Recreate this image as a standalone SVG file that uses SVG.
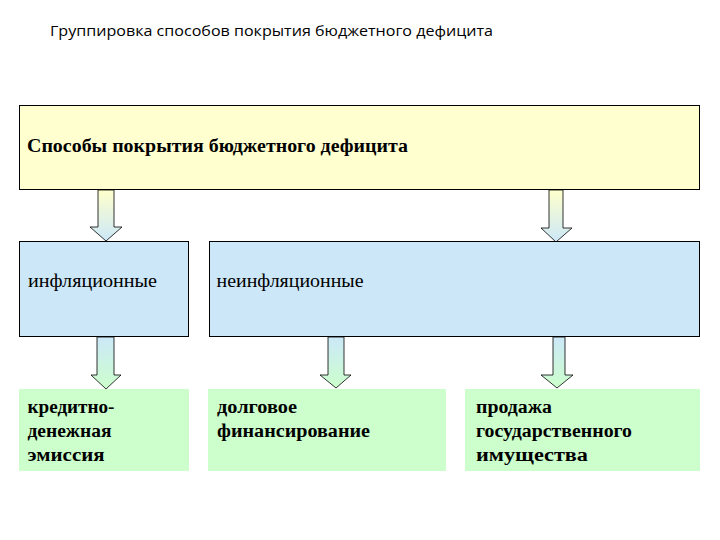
<svg xmlns="http://www.w3.org/2000/svg" width="720" height="540" viewBox="0 0 720 540">
<defs>
<linearGradient id="g1" x1="0" y1="0" x2="0" y2="1">
<stop offset="0" stop-color="#ffffcc"/>
<stop offset="1" stop-color="#cce8f8"/>
</linearGradient>
<linearGradient id="g2" x1="0" y1="0" x2="0" y2="1">
<stop offset="0" stop-color="#cce8f8"/>
<stop offset="1" stop-color="#ccffcc"/>
</linearGradient>
<style>
.title{font-family:"Open Sans","Liberation Sans",sans-serif;font-size:15px;fill:#000}
.t{font-family:"Liberation Serif","Times New Roman",serif;font-size:18px;fill:#000}
.b{font-weight:bold}
.yel{fill:#ffffd0;stroke:#000;stroke-width:1}
.blu{fill:#cce8f8;stroke:#000;stroke-width:1}
.grn{fill:#ccffcc;stroke:none}
.arr1{fill:url(#g1);stroke:#000;stroke-width:0.8}
.arr2{fill:url(#g2);stroke:#000;stroke-width:0.8}
</style>
</defs>
<rect width="720" height="540" fill="#fff"/>
<text class="title" x="50" y="36" textLength="443" lengthAdjust="spacingAndGlyphs">Группировка способов покрытия бюджетного дефицита</text>
<g id="connectors">
<polygon class="arr1" points="98,190 114,190 114,227 122,227 106,241 90,227 98,227"/>
<polygon class="arr1" points="549,190 563,190 563,228 572,228 556,242 541,228 549,228"/>
<polygon class="arr2" points="97,337 114,337 114,375 121,375 106,389 91,375 97,375"/>
<polygon class="arr2" points="328,337 344,337 344,375 351,375 336,388 320,375 328,375"/>
<polygon class="arr2" points="553,337 565,337 565,375 573,375 557,388 541,375 553,375"/>
</g>
<g id="root">
<rect class="yel" x="19.5" y="105.5" width="680" height="84"/>
<text class="t b" x="27" y="152" textLength="381" lengthAdjust="spacingAndGlyphs">Способы покрытия бюджетного дефицита</text>
</g>
<g id="infl">
<rect class="blu" x="19.5" y="241.5" width="169" height="95"/>
<text class="t" x="28" y="287" textLength="129" lengthAdjust="spacingAndGlyphs">инфляционные</text>
</g>
<g id="noninfl">
<rect class="blu" x="209.5" y="241.5" width="490" height="95"/>
<text class="t" x="216.5" y="287" textLength="147" lengthAdjust="spacingAndGlyphs">неинфляционные</text>
</g>
<g id="emission">
<rect class="grn" x="19" y="389" width="170" height="82"/>
<text class="t b" x="27.5" y="413" textLength="87" lengthAdjust="spacingAndGlyphs">кредитно-</text>
<text class="t b" x="27.5" y="437" textLength="84" lengthAdjust="spacingAndGlyphs">денежная</text>
<text class="t b" x="27.5" y="461" textLength="77" lengthAdjust="spacingAndGlyphs">эмиссия</text>
</g>
<g id="debt">
<rect class="grn" x="208" y="389" width="238" height="82"/>
<text class="t b" x="217" y="413" textLength="80" lengthAdjust="spacingAndGlyphs">долговое</text>
<text class="t b" x="217" y="437" textLength="153" lengthAdjust="spacingAndGlyphs">финансирование</text>
</g>
<g id="sale">
<rect class="grn" x="465" y="389" width="235" height="82"/>
<text class="t b" x="476" y="413" textLength="76" lengthAdjust="spacingAndGlyphs">продажа</text>
<text class="t b" x="476" y="437" textLength="156" lengthAdjust="spacingAndGlyphs">государственного</text>
<text class="t b" x="476" y="461" textLength="112" lengthAdjust="spacingAndGlyphs">имущества</text>
</g>
</svg>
=-=-=
__Given task__
Output an exact copy of the material, with the pictures removed.

__Output for this task__
Recreate this image as a standalone SVG file that uses SVG.
<svg xmlns="http://www.w3.org/2000/svg" width="720" height="540" viewBox="0 0 720 540">
<defs>
<linearGradient id="g1" x1="0" y1="0" x2="0" y2="1">
<stop offset="0" stop-color="#ffffcc"/>
<stop offset="1" stop-color="#cce8f8"/>
</linearGradient>
<linearGradient id="g2" x1="0" y1="0" x2="0" y2="1">
<stop offset="0" stop-color="#cce8f8"/>
<stop offset="1" stop-color="#ccffcc"/>
</linearGradient>
<style>
.title{font-family:"Open Sans","Liberation Sans",sans-serif;font-size:15px;fill:#000}
.t{font-family:"Liberation Serif","Times New Roman",serif;font-size:18px;fill:#000}
.b{font-weight:bold}
.yel{fill:#ffffd0;stroke:#000;stroke-width:1}
.blu{fill:#cce8f8;stroke:#000;stroke-width:1}
.grn{fill:#ccffcc;stroke:none}
.arr1{fill:url(#g1);stroke:#000;stroke-width:0.8}
.arr2{fill:url(#g2);stroke:#000;stroke-width:0.8}
</style>
</defs>
<rect width="720" height="540" fill="#fff"/>
<text class="title" x="50" y="36" textLength="443" lengthAdjust="spacingAndGlyphs">Группировка способов покрытия бюджетного дефицита</text>
<g id="connectors">
<polygon class="arr1" points="98,190 114,190 114,227 122,227 106,241 90,227 98,227"/>
<polygon class="arr1" points="549,190 563,190 563,228 572,228 556,242 541,228 549,228"/>
<polygon class="arr2" points="97,337 114,337 114,375 121,375 106,389 91,375 97,375"/>
<polygon class="arr2" points="328,337 344,337 344,375 351,375 336,388 320,375 328,375"/>
<polygon class="arr2" points="553,337 565,337 565,375 573,375 557,388 541,375 553,375"/>
</g>
<g id="root">
<rect class="yel" x="19.5" y="105.5" width="680" height="84"/>
<text class="t b" x="27" y="152" textLength="381" lengthAdjust="spacingAndGlyphs">Способы покрытия бюджетного дефицита</text>
</g>
<g id="infl">
<rect class="blu" x="19.5" y="241.5" width="169" height="95"/>
<text class="t" x="28" y="287" textLength="129" lengthAdjust="spacingAndGlyphs">инфляционные</text>
</g>
<g id="noninfl">
<rect class="blu" x="209.5" y="241.5" width="490" height="95"/>
<text class="t" x="216.5" y="287" textLength="147" lengthAdjust="spacingAndGlyphs">неинфляционные</text>
</g>
<g id="emission">
<rect class="grn" x="19" y="389" width="170" height="82"/>
<text class="t b" x="27.5" y="413" textLength="87" lengthAdjust="spacingAndGlyphs">кредитно-</text>
<text class="t b" x="27.5" y="437" textLength="84" lengthAdjust="spacingAndGlyphs">денежная</text>
<text class="t b" x="27.5" y="461" textLength="77" lengthAdjust="spacingAndGlyphs">эмиссия</text>
</g>
<g id="debt">
<rect class="grn" x="208" y="389" width="238" height="82"/>
<text class="t b" x="217" y="413" textLength="80" lengthAdjust="spacingAndGlyphs">долговое</text>
<text class="t b" x="217" y="437" textLength="153" lengthAdjust="spacingAndGlyphs">финансирование</text>
</g>
<g id="sale">
<rect class="grn" x="465" y="389" width="235" height="82"/>
<text class="t b" x="476" y="413" textLength="76" lengthAdjust="spacingAndGlyphs">продажа</text>
<text class="t b" x="476" y="437" textLength="156" lengthAdjust="spacingAndGlyphs">государственного</text>
<text class="t b" x="476" y="461" textLength="112" lengthAdjust="spacingAndGlyphs">имущества</text>
</g>
</svg>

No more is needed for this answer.